To display your code in here you need to wrap it in triple back ticks. On a line by itself type three back ticks. Then on the first line below the three back ticks paste in your code. Then below your code on a new line type three more back ticks. The back tick on my keyboard is in the upper left just above the Tab key and below the Esc key. You may also be able to use Ctrl+e to automatically give you the triple back ticks while you are typing in the this editor and the cursor is on a line by itself. Alternatively, with the cursor on a line by itself, you can use the </> button above the editor to add the triple back ticks.

I will try to select all of it now and edit my main post, it said it would be too long when I first did this, but let me try again.

thank you so much for replying, I just put all of it in the original post.

Look closely at what you pasted in above. Do you see how some of the tags don’t look the same as the others. Most tags are in bold but some of them near the top are not. That’s telling you that you have a mistake in your HTML. Now it’s your job to find it :slightly_smiling_face:

HA! Thank you so much, I didn’t know about that.
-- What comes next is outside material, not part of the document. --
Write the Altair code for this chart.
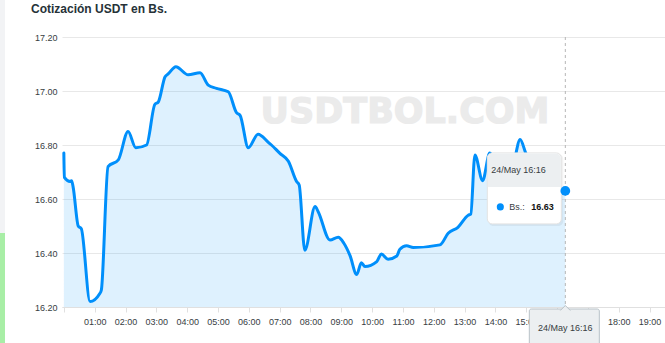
import altair as alt
import pandas as pd

# ---- data ----
times = ["00:00", "00:01", "00:12", "00:15", "00:18", "00:28", "00:34", "00:51",
         "01:10", "01:13", "01:26", "01:46", "02:05", "02:20", "02:41", "02:57",
         "03:04", "03:17", "03:23", "03:38", "04:02", "04:25", "04:41", "04:57",
         "05:20", "05:36", "05:43", "05:59", "06:18", "06:38", "06:44", "07:00",
         "07:17", "07:33", "07:38", "07:49", "08:09", "08:15", "08:38", "08:54",
         "09:05", "09:17", "09:30", "09:39", "09:46", "10:09", "10:18", "10:31",
         "10:48", "10:54", "11:07", "11:20", "12:12", "12:28", "12:47", "13:07",
         "13:12", "13:20", "13:35", "13:49", "14:03", "14:20", "14:36", "14:48",
         "14:59", "15:17", "15:40", "16:16"]
values = [16.77, 16.68, 16.665, 16.668, 16.645, 16.50, 16.49, 16.22,
          16.25, 16.263, 16.72, 16.745, 16.85, 16.79, 16.80, 16.95,
          16.96, 17.053, 17.063, 17.09, 17.06, 17.068, 17.022, 17.01,
          16.997, 16.92, 16.91, 16.79, 16.84, 16.81, 16.80, 16.77,
          16.74, 16.665, 16.652, 16.41, 16.572, 16.553, 16.448, 16.458,
          16.436, 16.39, 16.32, 16.364, 16.35, 16.368, 16.396, 16.377,
          16.389, 16.414, 16.427, 16.42, 16.43, 16.473, 16.495, 16.54,
          16.544, 16.763, 16.668, 16.77, 16.73, 16.70, 16.74, 16.82,
          16.77, 16.70, 16.645, 16.63]
y_ticks = [16.2, 16.4, 16.6, 16.8, 17.0, 17.2]
x_ticks = list(range(0, 20))
x_hidden_labels = [0, 16, 17]   # 00:00 not shown; 16:00/17:00 sit under the crosshair label box
title_text = "Cotización USDT en Bs."
watermark_text = "USDTBOL.COM"
date_label = "24/May"
series_name = "Bs.:"

BLUE = "#008FFB"
FONT = "Liberation Sans"
Y_MIN, Y_MAX = 16.2, 17.2

hours = [int(t[:2]) + int(t[3:]) / 60 for t in times]
df = pd.DataFrame({"h": hours, "v": values})

last = pd.DataFrame({
    "h": [hours[-1]], "v": [values[-1]],
    "label": [f"{date_label} {times[-1]}"],
    "val": [f"{values[-1]:.2f}"],
    "name": [series_name],
})

xs = alt.Scale(domain=[-0.06, 19.5], nice=False, zero=False)
ys = alt.Scale(domain=[Y_MIN, Y_MAX], nice=False, zero=False)

hidden_expr = " || ".join(f"datum.value == {v}" for v in x_hidden_labels)
x_axis = alt.Axis(values=x_ticks, title=None, grid=False,
                  labelExpr=f"({hidden_expr}) ? '' : (datum.value < 10 ? '0' : '') + datum.value + ':00'",
                  labelFont=FONT, labelFontSize=9, labelColor="#373d3f",
                  tickColor="#e0e0e0", tickSize=5, domainColor="#e0e0e0",
                  labelPadding=5, labelFlush=False)
y_axis = alt.Axis(values=y_ticks, format=".2f", title=None, grid=True,
                  gridColor="#e8e8e8", domain=False, ticks=False,
                  labelFont=FONT, labelFontSize=9, labelColor="#373d3f",
                  labelPadding=5)

X = alt.X("h:Q", scale=xs, axis=x_axis)
Y = alt.Y("v:Q", scale=ys, axis=y_axis)

base = alt.Chart(df)

area = base.mark_area(interpolate="monotone", color=BLUE, opacity=0.13).encode(
    x=X, y=Y, y2=alt.datum(Y_MIN),
)

wm = alt.Chart(pd.DataFrame({"h": [11.066], "v": [16.881], "t": [watermark_text]})).mark_text(
    font="DejaVu Sans", fontWeight="bold", fontSize=35, color="#ebebeb",
    stroke="#ebebeb", strokeWidth=1.2,
    align="center", baseline="alphabetic"
).encode(x=X, y=Y, text="t:N")

line = base.mark_line(interpolate="monotone", color=BLUE, strokeWidth=3,
                      strokeCap="round", strokeJoin="round").encode(x=X, y=Y)

lb = alt.Chart(last)

cross = lb.mark_rule(color="#b6b6b6", strokeDash=[3, 3], strokeWidth=1).encode(x=X)

shadow = lb.mark_rect(fill="#000000", opacity=0.05, cornerRadius=5,
                      xOffset=-77, x2Offset=-2, yOffset=-37, y2Offset=35).encode(
    x=X, x2="h:Q", y=Y, y2="v:Q")
box = lb.mark_rect(fill="#ffffff", stroke="#e3e3e3", strokeWidth=1, cornerRadius=5,
                   xOffset=-78, x2Offset=-4, yOffset=-38, y2Offset=33).encode(
    x=X, x2="h:Q", y=Y, y2="v:Q")
header = lb.mark_rect(fill="#eceff1", cornerRadiusTopLeft=5, cornerRadiusTopRight=5,
                      xOffset=-77.5, x2Offset=-4.5, yOffset=-37.5, y2Offset=-4).encode(
    x=X, x2="h:Q", y=Y, y2="v:Q")
head_txt = lb.mark_text(align="left", baseline="middle", dx=-74, dy=-21,
                        font=FONT, fontSize=9, color="#373d3f").encode(x=X, y=Y, text="label:N")
tip_dot = lb.mark_circle(color=BLUE, opacity=1, size=50, xOffset=-65, yOffset=16).encode(x=X, y=Y)
name_txt = lb.mark_text(align="left", baseline="middle", dx=-56, dy=16,
                        font=FONT, fontSize=9, color="#373d3f").encode(x=X, y=Y, text="name:N")
val_txt = lb.mark_text(align="left", baseline="middle", dx=-34, dy=16,
                       font=FONT, fontSize=9, fontWeight="bold", color="#111111").encode(x=X, y=Y, text="val:N")

big_dot = lb.mark_circle(color=BLUE, opacity=1, size=95).encode(x=X, y=Y)

xbox = lb.mark_rect(fill="#eceff1", stroke="#b8c2c8", strokeWidth=1, cornerRadius=2,
                    xOffset=-36, x2Offset=34, yOffset=2, y2Offset=45).encode(
    x=X, x2="h:Q", y=alt.datum(Y_MIN), y2=alt.datum(Y_MIN))
xarrow = lb.mark_point(shape="M-1,0.5L0,-0.5L1,0.5", size=100, filled=True,
                       fill="#eceff1", stroke="#b8c2c8", strokeWidth=1, opacity=1,
                       yOffset=1).encode(x=X, y=alt.datum(Y_MIN))
xbox_txt = lb.mark_text(align="center", baseline="middle", dy=21,
                        font=FONT, fontSize=9, color="#373d3f").encode(
    x=X, y=alt.datum(Y_MIN), text="label:N")

one = pd.DataFrame({"k": [0]})
strip_grey = alt.Chart(one).mark_rect(color="#f2f3f5").encode(
    x=alt.value(-62), x2=alt.value(-57), y=alt.value(-37), y2=alt.value(196))
strip_green = alt.Chart(one).mark_rect(color="#a8eea6").encode(
    x=alt.value(-62), x2=alt.value(-57), y=alt.value(196), y2=alt.value(306))

title = alt.Chart(pd.DataFrame({"t": [title_text]})).mark_text(
    font=FONT, fontSize=12, fontWeight="bold", color="#263238",
    align="left", baseline="alphabetic"
).encode(x=alt.value(-31), y=alt.value(-24.5), text="t:N")

chart = alt.layer(
    area, wm, line, cross, shadow, box, header, head_txt, tip_dot, name_txt, val_txt,
    big_dot, xbox, xarrow, xbox_txt, strip_grey, strip_green, title
).properties(
    width=603, height=270,
    autosize=alt.AutoSizeParams(type="none"),
    padding={"left": 62, "top": 37, "right": 0, "bottom": 36},
    background="#ffffff",
).configure_view(stroke=None)

chart.save("out.html", embed_options={"renderer": "svg", "actions": False})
Found it already :slight_smile:

SOOOO, That fixed a bunch of errors, but now its showing this: Each .nav-link should have text that corresponds to the header text of its related section (e.g. if you have a “Hello world” section/header, your #navbar should have a .nav-link which has the text “Hello world”).

But they have! And it works. I tested and when I click on them it goes to where I want them to go

Welcome to the “fun” part of programming: Finding your own bugs. Read the test carefully:

“Each .nav-link should have text that corresponds to the header text of its related section (e.g. if you have a “Hello world” section/header, your #navbar should have a .nav-link which has the text “Hello world”).”

This is telling you that the text of one of the links in the nav does not match its associated text in the heading of the section. And this test is correct. I found it within 30 seconds. But I don’t want to spoil the fun for you.